As we reported last August, SB 6, the Pandemic Liability Protection Act, is the target of federal court litigation seeking to strike down the Act’s retrospective application to March 13, 2020, the date Governor Abbott first declared the emergency. In order to resolve the challenge, the U.S. Fifth Circuit Court of Appeals asked the Texas Supreme Court to rule on the constitutionality of the statute, a request the Court accepted. TCJL subsequently filed an amicus brief in support of the law’s constitutionality.

The case, Luke Hogan, on behalf of himself and other individuals similarly situated v. Southern Methodist University, and other affiliated entities and individuals (No. 23-0565; April 6, 2024), arose from a breach of contract action brought by a student against SMU after the university shifted from in-person to remote instruction in the spring of 2020. A federal district court dismissed the lawsuit and upheld SB 6’s retroactive application. The Fifth Circuit reversed, holding that plaintiff stated a claim for breach based on a variety of materials promising “a one-of-a-kind experience through in-person collaboration and instruction.” With respect to the constitutionality of the retroactivity provision of SB 6, however, the Fifth Circuit declined to make an Erie guess and certified the question to SCOTX, which the Court accepted on July 20.

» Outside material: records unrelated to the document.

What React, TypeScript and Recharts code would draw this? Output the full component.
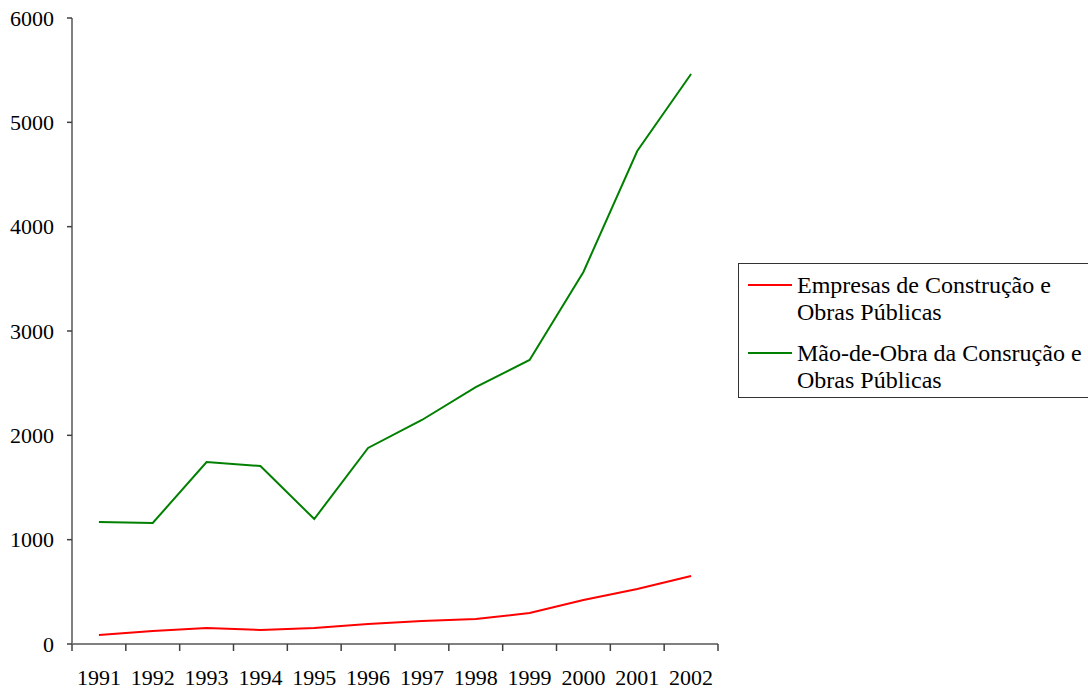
import { Line, LineChart, XAxis, YAxis } from "recharts";

const years = [1991, 1992, 1993, 1994, 1995, 1996, 1997, 1998, 1999, 2000, 2001, 2002];
const empresas = [86, 125, 153, 134, 153, 192, 220, 240, 297, 422, 527, 652];
const maoDeObra = [1170, 1160, 1744, 1706, 1198, 1879, 2147, 2463, 2722, 3566, 4725, 5463];
const yTicks = [0, 1000, 2000, 3000, 4000, 5000, 6000];
const seriesNames = [
  "Empresas de Construção e Obras Públicas",
  "Mão-de-Obra da Consrução e Obras Públicas",
];
const seriesColors = ["#ff0000", "#008000"];

const data = years.map((year, i) => ({
  year,
  empresas: empresas[i],
  mao: maoDeObra[i],
}));

// tick marks sit between the categories, labels in the middle
const boundaryTicks = years.map((y) => y - 0.5).concat(years[years.length - 1] + 0.5);
const xDomain = [years[0] - 0.5, years[years.length - 1] + 0.5];

const font = "Liberation Serif, Times New Roman, serif";

function BoundaryMark(props: any) {
  const { x, y } = props;
  return <line x1={x} x2={x} y1={y} y2={y + 7} stroke="#404040" strokeWidth={1.5} />;
}

export default function App() {
  return (
    <div
      style={{
        position: "absolute",
        left: 0,
        top: 0,
        width: 1088,
        height: 690,
        overflow: "hidden",
        background: "#fff",
        fontFamily: font,
      }}
    >
      <LineChart
        width={1088}
        height={690}
        data={data}
        margin={{ top: 18, right: 370, bottom: 0, left: 0 }}
      >
        <XAxis
          xAxisId={0}
          dataKey="year"
          type="number"
          domain={xDomain}
          ticks={boundaryTicks}
          interval={0}
          height={1}
          tickLine={false}
          axisLine={{ stroke: "#808080", strokeWidth: 2 }}
          tickSize={0}
          tickMargin={0}
          tick={<BoundaryMark />}
        />
        <XAxis
          xAxisId={1}
          dataKey="year"
          type="number"
          domain={xDomain}
          ticks={years}
          interval={0}
          height={45}
          tickLine={false}
          axisLine={false}
          tickSize={0}
          tickMargin={24}
          tick={{ fill: "#000", fontSize: 22, fontFamily: font }}
        />
        <YAxis
          domain={[0, 6000]}
          ticks={yTicks}
          interval={0}
          width={72}
          tickSize={5}
          tickMargin={13}
          tickLine={{ stroke: "#404040", strokeWidth: 1.5 }}
          axisLine={{ stroke: "#808080", strokeWidth: 2 }}
          tick={{ fill: "#000", fontSize: 22, fontFamily: font }}
        />
        <Line
          xAxisId={1}
          dataKey="empresas"
          name={seriesNames[0]}
          stroke={seriesColors[0]}
          strokeWidth={2}
          dot={false}
          type="linear"
          isAnimationActive={false}
        />
        <Line
          xAxisId={1}
          dataKey="mao"
          name={seriesNames[1]}
          stroke={seriesColors[1]}
          strokeWidth={2}
          dot={false}
          type="linear"
          isAnimationActive={false}
        />
      </LineChart>
      <div
        style={{
          position: "absolute",
          left: 738,
          top: 263,
          width: 370,
          height: 135,
          boxSizing: "border-box",
          border: "1px solid #333",
          paddingTop: 8,
          background: "#fff",
        }}
      >
        {seriesNames.map((name, i) => (
          <div
            key={name}
            style={{ display: "flex", alignItems: "flex-start", marginBottom: 14 }}
          >
            <div
              style={{
                width: 44,
                height: 2,
                marginLeft: 9,
                marginTop: 12,
                background: seriesColors[i],
              }}
            />
            <div
              style={{
                marginLeft: 5,
                width: 300,
                fontSize: 24,
                lineHeight: "27px",
                color: "#000",
              }}
            >
              {name}
            </div>
          </div>
        ))}
      </div>
    </div>
  );
}
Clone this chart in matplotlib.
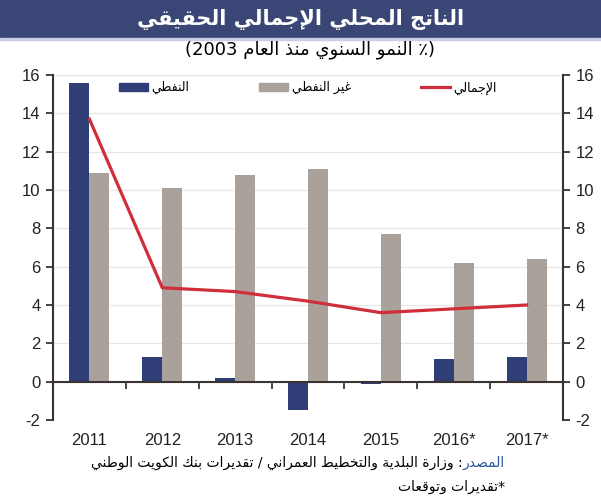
import re

import matplotlib
matplotlib.use("Agg")
from matplotlib import pyplot as plt
from matplotlib.patches import Rectangle
from matplotlib.lines import Line2D

years = ["2011", "2012", "2013", "2014", "2015", "2016*", "2017*"]
oil = [15.6, 1.3, 0.2, -1.5, -0.1, 1.2, 1.3]
non_oil = [10.9, 10.1, 10.8, 11.1, 7.7, 6.2, 6.4]
total = [13.7, 4.9, 4.7, 4.2, 3.6, 3.8, 4.0]
y_ticks = [-2, 0, 2, 4, 6, 8, 10, 12, 14, 16]

title = "الناتج المحلي الإجمالي الحقيقي"
subtitle = "(٪ النمو السنوي منذ العام 2003)"
label_oil = "النفطي"
label_non_oil = "غير النفطي"
label_total = "الإجمالي"
source_head = "المصدر"
source_body = ": وزارة البلدية والتخطيط العمراني / تقديرات بنك الكويت الوطني"
footnote = "*تقديرات وتوقعات"

# simple arabic shaping (presentation forms) since matplotlib does not shape
DUAL = {'ب': 0xFE8F, 'ت': 0xFE95, 'ث': 0xFE99, 'ج': 0xFE9D, 'ح': 0xFEA1,
        'خ': 0xFEA5, 'س': 0xFEB1, 'ش': 0xFEB5, 'ص': 0xFEB9, 'ض': 0xFEBD,
        'ط': 0xFEC1, 'ظ': 0xFEC5, 'ع': 0xFEC9, 'غ': 0xFECD, 'ف': 0xFED1,
        'ق': 0xFED5, 'ك': 0xFED9, 'ل': 0xFEDD, 'م': 0xFEE1, 'ن': 0xFEE5,
        'ه': 0xFEE9, 'ي': 0xFEF1}
RIGHT = {'ا': 0xFE8D, 'أ': 0xFE83, 'إ': 0xFE87, 'آ': 0xFE81, 'ة': 0xFE93,
         'د': 0xFEA9, 'ذ': 0xFEAB, 'ر': 0xFEAD, 'ز': 0xFEAF, 'و': 0xFEED,
         'ى': 0xFEEF}
LAM_ALEF = {'ا': 0xFEFB, 'أ': 0xFEF7, 'إ': 0xFEF9, 'آ': 0xFEF5}
MIRROR = {'(': ')', ')': '('}


def shape(text):
    units = []
    i = 0
    while i < len(text):
        c = text[i]
        if c == 'ل' and i + 1 < len(text) and text[i + 1] in LAM_ALEF:
            units.append(('LA', LAM_ALEF[text[i + 1]]))
            i += 2
        else:
            units.append((c, None))
            i += 1
    out = []
    for k, (c, code) in enumerate(units):
        p = k > 0 and units[k - 1][0] in DUAL
        n = k + 1 < len(units) and (units[k + 1][0] in DUAL or units[k + 1][0] in RIGHT
                                    or units[k + 1][0] == 'LA')
        if c == 'LA':
            out.append(chr(code + (1 if p else 0)))
        elif c in DUAL:
            b = DUAL[c]
            if p and n:
                out.append(chr(b + 3))
            elif p:
                out.append(chr(b + 1))
            elif n:
                out.append(chr(b + 2))
            else:
                out.append(chr(b))
        elif c in RIGHT:
            out.append(chr(RIGHT[c] + (1 if p else 0)))
        else:
            out.append(c)
    return ''.join(out)


def ar(text):
    s = shape(text)[::-1]
    s = re.sub(r'[0-9A-Za-z.]+', lambda m: m.group(0)[::-1], s)
    return ''.join(MIRROR.get(ch, ch) for ch in s)


navy = "#3a4675"
oil_color = "#2f3e77"
non_oil_color = "#aaa19b"
line_color = "#cf2e3a"
spine_color = "#3b3232"

plt.rcParams['font.family'] = ['Liberation Sans', 'DejaVu Sans']
plt.rcParams['axes.unicode_minus'] = False

fig = plt.figure(figsize=(6.01, 5.0), dpi=100)
fig.patches.append(Rectangle((0, 1 - 38 / 500), 1, 38 / 500, transform=fig.transFigure,
                             color=navy, zorder=0))
fig.patches.append(Rectangle((0, 1 - 40 / 500), 1, 2 / 500, transform=fig.transFigure,
                             color="#c9cde0", zorder=0))
fig.text(0.5, 1 - 19 / 500, ar(title), color="white", fontsize=15, fontweight="bold",
         ha="center", va="center", family="DejaVu Sans")
fig.text(0.515, 1 - 50 / 500, ar(subtitle), color="black", fontsize=13,
         ha="center", va="center", family="DejaVu Sans")

ax = fig.add_axes([53 / 601, 80 / 500, 510 / 601, 345 / 500])
x = list(range(len(years)))
w = 0.275
ax.bar([i - w / 2 for i in x], oil, width=w, color=oil_color, zorder=2)
ax.bar([i + w / 2 for i in x], non_oil, width=w, color=non_oil_color, zorder=2)
ax.plot(x, total, color=line_color, lw=2.3, zorder=3)

ax.set_xlim(-0.5, len(years) - 0.5)
ax.set_ylim(-2, 16)
ax.set_yticks(y_ticks)
ax.yaxis.grid(True, color="#e6e6e6", lw=0.9, zorder=0)
ax.set_axisbelow(True)

ax.spines["top"].set_visible(False)
ax.spines["right"].set_visible(False)
ax.spines["bottom"].set_position(("data", 0))
for s in ("left", "bottom"):
    ax.spines[s].set_color(spine_color)
    ax.spines[s].set_linewidth(1.5)

ax.set_xticks([i + 0.5 for i in x[:-1]])
ax.set_xticklabels([])
ax.set_xticks(x, minor=True)
ax.set_xticklabels(years, minor=True, fontsize=12, color="#222222")
ax.tick_params(axis="x", which="major", direction="out", length=5, width=1.3, color=spine_color)
ax.tick_params(axis="x", which="minor", length=0, pad=37)
ax.tick_params(axis="y", direction="out", length=5, width=1.3, color=spine_color,
               labelsize=12, labelcolor="#222222", pad=4)

ax2 = ax.twinx()
ax2.set_ylim(-2, 16)
ax2.set_yticks(y_ticks)
for s in ("top", "left", "bottom"):
    ax2.spines[s].set_visible(False)
ax2.spines["right"].set_color(spine_color)
ax2.spines["right"].set_linewidth(1.5)
ax2.tick_params(axis="y", direction="out", length=5, width=1.3, color=spine_color,
                labelsize=12, labelcolor="#222222", pad=4)

handles = [Rectangle((0, 0), 1, 1, color=oil_color),
           Rectangle((0, 0), 1, 1, color=non_oil_color),
           Line2D([], [], color=line_color, lw=2.3)]
labels = [ar(label_oil), ar(label_non_oil), ar(label_total)]
fig.legend(handles, labels, loc="center", bbox_to_anchor=(0.512, 1 - 88 / 500), ncol=3,
           frameon=False, handlelength=2.3, handleheight=0.6, handletextpad=0.3,
           columnspacing=5.6, prop={"family": "DejaVu Sans", "size": 9})

head = fig.text(505 / 601, 1 - 463 / 500, ar(source_head), color="#2f5597", fontsize=10,
                ha="right", va="center", family="DejaVu Sans")
ax.annotate(ar(source_body), xy=(0, 0.5), xycoords=head, ha="right", va="center",
            fontsize=10, color="black", family="DejaVu Sans", annotation_clip=False)
fig.text(505 / 601, 1 - 487 / 500, ar(footnote), color="black", fontsize=10,
         ha="right", va="center", family="DejaVu Sans")

fig.savefig("out.png", dpi=100)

Our brief argued that SB 6 is constitutional under Art. I, § 16, Texas Constitution, because: (1) it serves a compelling public interest as evidenced by the Legislature’s factual findings (which are set out in the bill itself); (2) the “prior right” allegedly impaired by SB 6 is uncertain and hardly “settled”; and (3) the extent of the “impairment,” if any, is commensurate with the severity of the emergency and the absolute necessity of protecting Texans from crippling litigation on top of the economic and social disruption caused by the pandemic. Robinson v. Crown Cork & Seal Co., 335 S.W.3d 126, 146 (Tex. 2010).

In an opinion by Justice Blacklock, the Court agreed. Beginning with a detailed review of the historical context of Art. I, § 16, Justice Blacklock pointed out that whereas the 1869 Constitution explicitly barred legislation from retrospectively “depriving a party of any remedy fro the enforcement of a contract, which existed when the contract was made,” the 1876 Constitution removed this language in favor of a prohibition of retroactive laws. As to the meaning of “retroactive laws,” however, he reached further back to the 1849 case, DeCordova v. City of Galveston, 4 Tex. 470, in which the Court ruled that a “retroactive law” did not mean any law enacted by the Legislature that met the dictionary definition of “retroactive.” As Justice Blacklock put it, “DeCordova provides definitive evidence that the prevailing understanding in Texas’s founding era was that constitutional prohibitions on retroactive laws did not withdraw from the Legislature all power “to act on things that are past” (citing DeCordova at 475). The DeCordova court instead introduced an “intent” inquiry that would consider the context in which the Legislature acted. That court likewise introduced the “vested rights” standard, which SCOTX replaced in Robinson v. Crown Cork & Seal Co., 335 S.W.3d 126 (Tex. 2010) with the three-part test.

Under Robinson, “Hogan must show he had a reasonable and settled expectation that he could recover money damages from SMU if the government forcibly shut down the campus and gave the school only the option of completing Hogan’s degree requirement on the internet.” The Court concluded that he did not make this showing because “[a]ny expectation that a monetary judicial remedy would be available in those circumstances was entirely speculative and by no means settled. The Legislature does not exceed its authority by resolving lingering uncertainty about the viability of a speculative, untested theory of liability on which the common law already casts considerable doubt.” Here that “untested theory” was that the “impossibility doctrine,” which leaves a party of its obligations under a contract “if performance is rendered impossible by either an Act of God or an act of government,” both of which occurred in this case. Hogan’s claim, additionally, was made more uncertain by the speculative nature of the damages he sought (the difference between the value of an in-person education and that of an on-line education) and his acceptance of the on-line option.

Moving to the other Robinson factors, the Court had no difficulty concluding that when the Legislature enacted SB 6, it served an “overwhelming[ly]” strong and valid public interest, and that the statute, as Hogan had no substantive common law claim to begin with, simply affected the procedure by which his claim would be dismissed by a court.

The Court’s decision is undoubtedly correct. It also has the added benefit of fleshing out the Robinson test, particularly the second prong, which inquires whether alleged prior right impaired by the legislature is “reasonably settled.” We applaud the Court for vindicating the Legislature’s actions under the exigencies of the pandemic emergency.